John O'Donohue, Poet
1 January 1956 – 4 January 2008
County Clare, Ireland

Fluent
I would love to live
Like a river flows
Carried by the surprise
Of its own unfolding

“I was raised on a farm. We were poor and each of us had to do our share of chores. …
There is great satisfaction in farm work. Even though it is difficult, you still see a great return for your work. When I left home, I entered the world of thought, writing, and poetry. This work is in the invisible realm. When you work in the territory of the mind, you see nothing. Only sometimes are you given the slightest little glimpse of the ripples from your effort. You need patience and self-trust to sense the invisible harvest in the territory of the mind. You need to train the inner eye for the invisible realms where thoughts can grow, and where feelings put down their roots.”
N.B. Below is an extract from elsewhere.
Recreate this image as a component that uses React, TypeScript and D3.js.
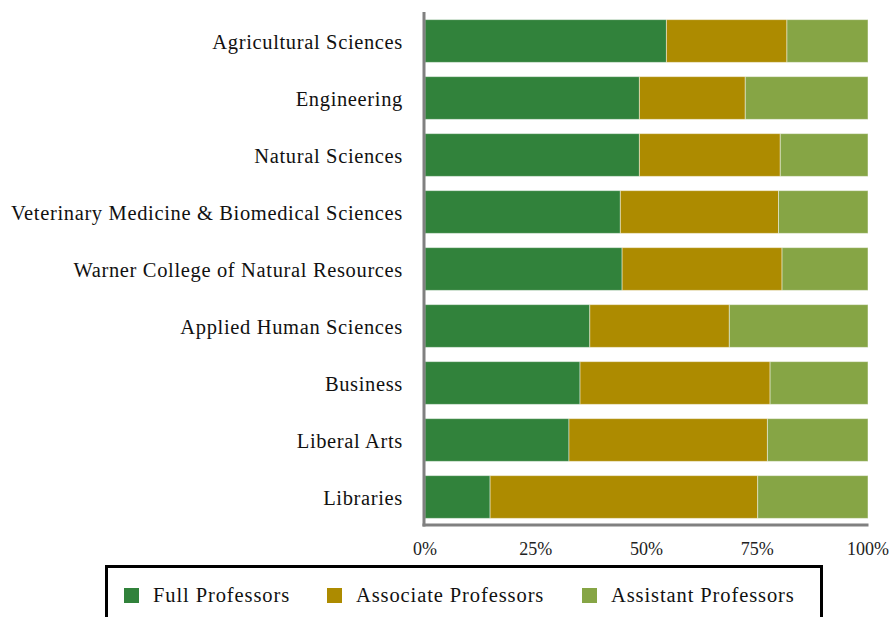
import React from "react";
import * as d3 from "d3";

const categories = [
  "Agricultural Sciences",
  "Engineering",
  "Natural Sciences",
  "Veterinary Medicine & Biomedical Sciences",
  "Warner College of Natural Resources",
  "Applied Human Sciences",
  "Business",
  "Liberal Arts",
  "Libraries",
];
const fullProfessors = [54.5, 48.4, 48.4, 44.1, 44.5, 37.2, 35.0, 32.5, 14.7];
const associateProfessors = [27.2, 23.9, 31.8, 35.7, 36.1, 31.5, 42.9, 44.8, 60.4];
const assistantProfessors = [18.3, 27.7, 19.8, 20.2, 19.4, 31.3, 22.1, 22.7, 24.9];
const seriesNames = ["Full Professors", "Associate Professors", "Assistant Professors"];
const seriesColors = ["#31823B", "#AD8B00", "#86A545"];
const tickValues = [0, 25, 50, 75, 100];

const W = 892;
const H = 617;
const FONT = "'Liberation Serif', 'Times New Roman', serif";

export default function App() {
  const x = d3.scaleLinear().domain([0, 100]).range([425, 868]);
  const y = d3
    .scaleBand<string>()
    .domain(categories)
    .range([12.5, 525.5])
    .paddingInner(0.25)
    .paddingOuter(0.125);

  const rows = categories.map((c, i) => ({
    cat: c,
    full: fullProfessors[i],
    assoc: associateProfessors[i],
    assist: assistantProfessors[i],
  }));
  const stack = d3.stack<any>().keys(["full", "assoc", "assist"]).offset(d3.stackOffsetExpand);
  const series = stack(rows);

  const legendX = [124, 327, 582];

  return (
    <svg
      width={W}
      height={H}
      style={{ position: "absolute", left: 0, top: 0 }}
      fontFamily={FONT}
    >
      <rect x={0} y={0} width={W} height={H} fill="#fff" />
      {series.map((s, si) =>
        s.map((d, i) => (
          <rect
            key={`${si}-${i}`}
            x={x(d[0] * 100)}
            width={x(d[1] * 100) - x(d[0] * 100)}
            y={y(categories[i])!}
            height={y.bandwidth()}
            fill={seriesColors[si]}
            stroke="rgba(255,255,255,0.45)"
            strokeWidth={1}
          />
        ))
      )}
      {/* axes */}
      <line x1={424} x2={424} y1={12} y2={526.5} stroke="#808080" strokeWidth={3} />
      <line x1={422.5} x2={868.5} y1={525} y2={525} stroke="#808080" strokeWidth={3} />
      {categories.map((c) => (
        <text
          key={c}
          x={403}
          y={y(c)! + y.bandwidth() / 2}
          dy="0.38em"
          textAnchor="end"
          fontSize={20.5}
          letterSpacing={0.65}
          fill="#111"
        >
          {c}
        </text>
      ))}
      {tickValues.map((t) => (
        <text key={t} x={x(t)} y={555} textAnchor="middle" fontSize={18} fill="#222">
          {t}%
        </text>
      ))}
      {/* legend */}
      <rect x={106.5} y={566.5} width={715} height={60} fill="#fff" stroke="#000" strokeWidth={3} />
      {seriesNames.map((n, i) => (
        <g key={n}>
          <rect x={legendX[i]} y={588} width={15} height={15} fill={seriesColors[i]} />
          <text x={legendX[i] + 29} y={602} fontSize={20.5} letterSpacing={0.9} fill="#111">
            {n}
          </text>
        </g>
      ))}
    </svg>
  );
}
– John O'Donohue, Anam Cara (1997),
CH. 4: Work as a poetics of the mind; The soul desires expression. pp. 170-171.

"You are as young as you feel.
If you begin to feel the warmth of your soul,
there will be a youthfulness in you
that no one will be able to take away from you.
"
– John O’Donohue, Ph.D.

The Power of "Soul Friendship"
Maireid Sullivan
Melbourne, Australia
16 May 2008


Irish poet, former priest, Hegelian philosopher, and advocate for social justice, John O'Donohue sought 'intimations' and manifestations of beauty, finding it in music and movement, as well as in imperfection and death. His post-doctoral dissertation on the German mystic and Dominican theologian, Meister Eckhart (1260-1328) led to his explorations on the history of the melding of ancient Irish spiritual traditions with pre-Augustinian Christian precepts in Celtic Christianity and his discovery of the traditional concept of Anam Chara, "Soul Friend" in the Gaelic branch of Proto-Celtic languages (Nora Chadwick, The Celts, 1970); the traditional role of spiritual companionship, where we enable each other to recover from past relationship disappointments by resolving to strengthen our spiritual insight through truthfulness.
His first book "Anam Cara" (1997), became an international Best Seller:

"When you cease to fear your solitude, a new creativity awakens in you. Your forgotten or neglected wealth begins to reveal itself. You come home to yourself and learn to rest within. Thoughts are our inner senses. Infused with silence and solitude, they bring out the mystery of inner landscape."
John O'Donohue, Anam Cara, 1997, p. 17

John O'Donohue shared the source of his insight in his recorded lecture series, Anam Cara: Wisdom from the Celtic World,

"According to Celtic tradition, the soul shines all around the body like a luminous cloud. When you are very open - appreciative and trusting - with another person, your two souls flow together. This deeply felt bond with another person means you have found an Anam Cara, or "soul friend." Your Anam Cara always beholds your light and beauty, and accepts you for who you truly are. In Celtic spirituality, the Anam Cara friendship awakens the fullness and mystery of your life. You are joined in an ancient and eternal union with humanity that cuts across all barriers of time, convention, philosophy and definition. When you are blessed with an Anam Cara you have arrived at the most sacred place: home."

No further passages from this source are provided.